Restate all the material verbatim, except for the pictures.

Start Raw data

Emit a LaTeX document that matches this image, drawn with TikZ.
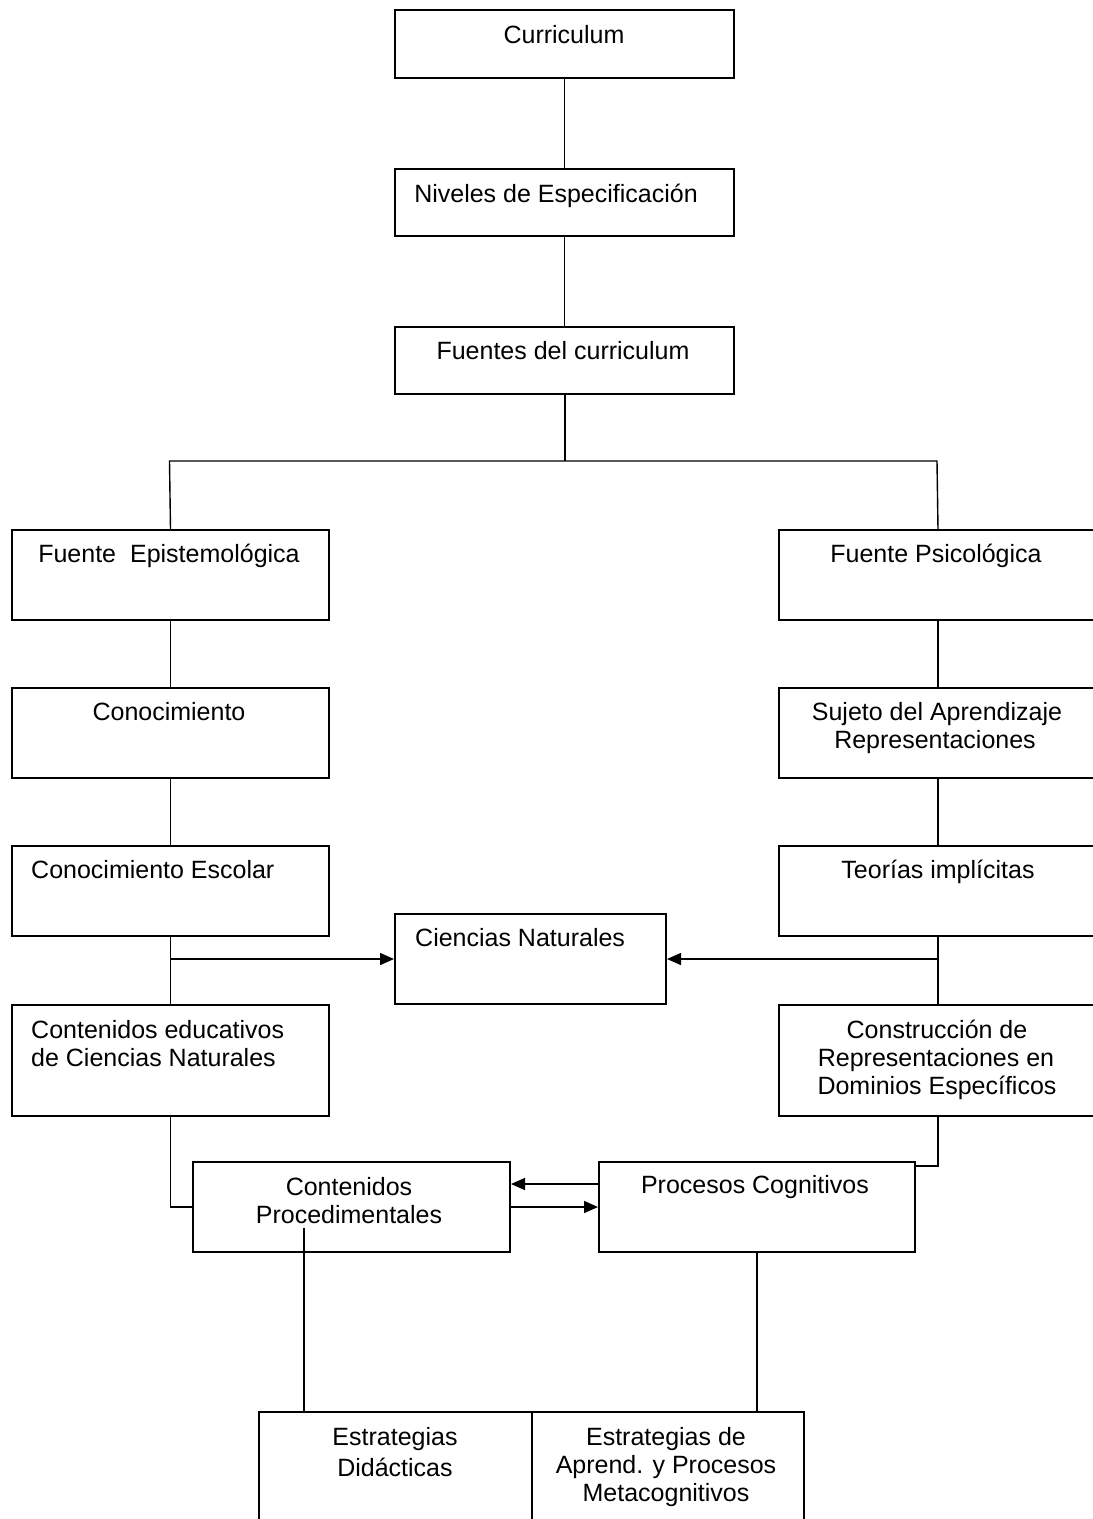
\documentclass[tikz,border=0pt]{standalone}
\usepackage{fontspec}
\setmainfont{Liberation Sans}
\usetikzlibrary{arrows.meta,calc}
\begin{document}
\begin{tikzpicture}[x=1pt,y=-1pt,
  bx/.style={draw=black, line width=2pt, inner sep=0pt, anchor=north west},
  tx/.style={anchor=base, inner sep=0pt, font=\fontsize{25}{28}\selectfont},
  txl/.style={anchor=base west, inner sep=0pt, font=\fontsize{25}{28}\selectfont},
  ln/.style={draw=black, line width=1.4pt},
  arr/.style={ln, -{Triangle[length=14pt,width=12pt]}}]
\useasboundingbox[fill=white] (0,0) rectangle (1093,1519);
% boxes
\node[bx, minimum width=339pt, minimum height=68pt] (cur) at (394,9) {};
\node[bx, minimum width=339pt, minimum height=67pt] (niv) at (394,168) {};
\node[bx, minimum width=339pt, minimum height=67pt] (fue) at (394,326) {};
\node[bx, minimum width=317pt, minimum height=90pt] (fep) at (11,529) {};
\node[bx, minimum width=318pt, minimum height=90pt] (fps) at (778,529) {};
\node[bx, minimum width=317pt, minimum height=90pt] (con) at (11,687) {};
\node[bx, minimum width=318pt, minimum height=90pt] (suj) at (778,687) {};
\node[bx, minimum width=317pt, minimum height=90pt] (ces) at (11,845) {};
\node[bx, minimum width=318pt, minimum height=90pt] (teo) at (778,845) {};
\node[bx, minimum width=271pt, minimum height=90pt] (cn) at (394,913) {};
\node[bx, minimum width=317pt, minimum height=111pt] (ced) at (11,1004) {};
\node[bx, minimum width=318pt, minimum height=111pt] (cdr) at (778,1004) {};
\node[bx, minimum width=317pt, minimum height=90pt] (cpr) at (192,1161) {};
\node[bx, minimum width=316pt, minimum height=90pt] (pco) at (598,1161) {};
\node[bx, minimum width=273pt, minimum height=125pt] (edi) at (258,1411) {};
\node[bx, minimum width=272pt, minimum height=125pt] (eap) at (531,1411) {};
% texts
\node[tx] (t1) at (564,43) {Curriculum};
\node[tx] (t2) at (556,202) {Niveles de Especificación};
\node[tx] (t3) at (563,359) {Fuentes del curriculum};
\node[tx] (t4) at (169,562) {Fuente\hspace{0.56em}Epistemológica};
\node[tx] (t5) at (936,562) {Fuente Psicológica};
\node[tx] (t6) at (169,720) {Conocimiento};
\node[tx] (t7a) at (937,720) {Sujeto del Aprendizaje};
\node[tx] (t7b) at (935,748) {Representaciones};
\node[txl] (t8) at (31,878) {Conocimiento Escolar};
\node[tx] (t9) at (938,878) {Teorías implícitas};
\node[txl] (t10) at (415,946) {Ciencias Naturales};
\node[txl] (t11a) at (31,1038) {Contenidos educativos};
\node[txl] (t11b) at (31,1066) {de Ciencias Naturales};
\node[tx] (t12a) at (937,1038) {Construcción de};
\node[tx] (t12b) at (936,1066) {Representaciones en};
\node[tx] (t12c) at (937,1094) {Dominios Específicos};
\node[tx] (t13a) at (349,1195) {Contenidos};
\node[tx] (t13b) at (349,1223) {Procedimentales};
\node[tx] (t14) at (755,1193) {Procesos Cognitivos};
\node[tx] (t15a) at (395,1445) {Estrategias};
\node[tx] (t15b) at (395,1476) {Didácticas};
\node[tx] (t16a) at (666,1445) {Estrategias de};
\node[tx] (t16b) at (666,1473) {Aprend. y Procesos};
\node[tx] (t16c) at (666,1501) {Metacognitivos};
% connectors
\draw[ln] (cur.south) -- (niv.north);
\draw[ln] (niv.south) -- (fue.north);
\coordinate (brL) at (169.5,461);
\coordinate (brR) at (937,461);
\draw[ln, line width=2pt] (fue.south) -- (fue.south |- brL);
\draw[ln] (fep.north) -- (brL) -- (brR) -- (fps.north);
\draw[ln] (fep.south) -- (con.north);
\draw[ln] (con.south) -- (ces.north);
\draw[ln] (ces.south) -- (ced.north);
\draw[ln] (fps.south) -- (suj.north);
\draw[ln] (suj.south) -- (teo.north);
\draw[ln] (teo.south) -- (cdr.north);
\draw[arr] (ces.south |- cn.west) -- (cn.west);
\draw[arr] (teo.south |- cn.east) -- (cn.east);
\draw[ln] (ced.south) |- (cpr.west);
\draw[ln] (cdr.south) |- ([yshift=-5pt]pco.north east);
\draw[arr] ([yshift=23pt]pco.west) -- ([yshift=23pt]cpr.east);
\draw[arr] (cpr.east) -- (pco.west);
\coordinate (cpin) at (304,1228);
\draw[ln] (cpin) -- (cpin |- edi.north);
\draw[ln] (pco.south) -- (pco.south |- eap.north);
\end{tikzpicture}
\end{document}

End Raw data

Solution —
Emit a LaTeX document that matches this image, drawn with TikZ.
\documentclass[tikz,border=0pt]{standalone}
\usepackage{fontspec}
\setmainfont{Liberation Sans}
\usetikzlibrary{arrows.meta,calc}
\begin{document}
\begin{tikzpicture}[x=1pt,y=-1pt,
  bx/.style={draw=black, line width=2pt, inner sep=0pt, anchor=north west},
  tx/.style={anchor=base, inner sep=0pt, font=\fontsize{25}{28}\selectfont},
  txl/.style={anchor=base west, inner sep=0pt, font=\fontsize{25}{28}\selectfont},
  ln/.style={draw=black, line width=1.4pt},
  arr/.style={ln, -{Triangle[length=14pt,width=12pt]}}]
\useasboundingbox[fill=white] (0,0) rectangle (1093,1519);
% boxes
\node[bx, minimum width=339pt, minimum height=68pt] (cur) at (394,9) {};
\node[bx, minimum width=339pt, minimum height=67pt] (niv) at (394,168) {};
\node[bx, minimum width=339pt, minimum height=67pt] (fue) at (394,326) {};
\node[bx, minimum width=317pt, minimum height=90pt] (fep) at (11,529) {};
\node[bx, minimum width=318pt, minimum height=90pt] (fps) at (778,529) {};
\node[bx, minimum width=317pt, minimum height=90pt] (con) at (11,687) {};
\node[bx, minimum width=318pt, minimum height=90pt] (suj) at (778,687) {};
\node[bx, minimum width=317pt, minimum height=90pt] (ces) at (11,845) {};
\node[bx, minimum width=318pt, minimum height=90pt] (teo) at (778,845) {};
\node[bx, minimum width=271pt, minimum height=90pt] (cn) at (394,913) {};
\node[bx, minimum width=317pt, minimum height=111pt] (ced) at (11,1004) {};
\node[bx, minimum width=318pt, minimum height=111pt] (cdr) at (778,1004) {};
\node[bx, minimum width=317pt, minimum height=90pt] (cpr) at (192,1161) {};
\node[bx, minimum width=316pt, minimum height=90pt] (pco) at (598,1161) {};
\node[bx, minimum width=273pt, minimum height=125pt] (edi) at (258,1411) {};
\node[bx, minimum width=272pt, minimum height=125pt] (eap) at (531,1411) {};
% texts
\node[tx] (t1) at (564,43) {Curriculum};
\node[tx] (t2) at (556,202) {Niveles de Especificación};
\node[tx] (t3) at (563,359) {Fuentes del curriculum};
\node[tx] (t4) at (169,562) {Fuente\hspace{0.56em}Epistemológica};
\node[tx] (t5) at (936,562) {Fuente Psicológica};
\node[tx] (t6) at (169,720) {Conocimiento};
\node[tx] (t7a) at (937,720) {Sujeto del Aprendizaje};
\node[tx] (t7b) at (935,748) {Representaciones};
\node[txl] (t8) at (31,878) {Conocimiento Escolar};
\node[tx] (t9) at (938,878) {Teorías implícitas};
\node[txl] (t10) at (415,946) {Ciencias Naturales};
\node[txl] (t11a) at (31,1038) {Contenidos educativos};
\node[txl] (t11b) at (31,1066) {de Ciencias Naturales};
\node[tx] (t12a) at (937,1038) {Construcción de};
\node[tx] (t12b) at (936,1066) {Representaciones en};
\node[tx] (t12c) at (937,1094) {Dominios Específicos};
\node[tx] (t13a) at (349,1195) {Contenidos};
\node[tx] (t13b) at (349,1223) {Procedimentales};
\node[tx] (t14) at (755,1193) {Procesos Cognitivos};
\node[tx] (t15a) at (395,1445) {Estrategias};
\node[tx] (t15b) at (395,1476) {Didácticas};
\node[tx] (t16a) at (666,1445) {Estrategias de};
\node[tx] (t16b) at (666,1473) {Aprend. y Procesos};
\node[tx] (t16c) at (666,1501) {Metacognitivos};
% connectors
\draw[ln] (cur.south) -- (niv.north);
\draw[ln] (niv.south) -- (fue.north);
\coordinate (brL) at (169.5,461);
\coordinate (brR) at (937,461);
\draw[ln, line width=2pt] (fue.south) -- (fue.south |- brL);
\draw[ln] (fep.north) -- (brL) -- (brR) -- (fps.north);
\draw[ln] (fep.south) -- (con.north);
\draw[ln] (con.south) -- (ces.north);
\draw[ln] (ces.south) -- (ced.north);
\draw[ln] (fps.south) -- (suj.north);
\draw[ln] (suj.south) -- (teo.north);
\draw[ln] (teo.south) -- (cdr.north);
\draw[arr] (ces.south |- cn.west) -- (cn.west);
\draw[arr] (teo.south |- cn.east) -- (cn.east);
\draw[ln] (ced.south) |- (cpr.west);
\draw[ln] (cdr.south) |- ([yshift=-5pt]pco.north east);
\draw[arr] ([yshift=23pt]pco.west) -- ([yshift=23pt]cpr.east);
\draw[arr] (cpr.east) -- (pco.west);
\coordinate (cpin) at (304,1228);
\draw[ln] (cpin) -- (cpin |- edi.north);
\draw[ln] (pco.south) -- (pco.south |- eap.north);
\end{tikzpicture}
\end{document}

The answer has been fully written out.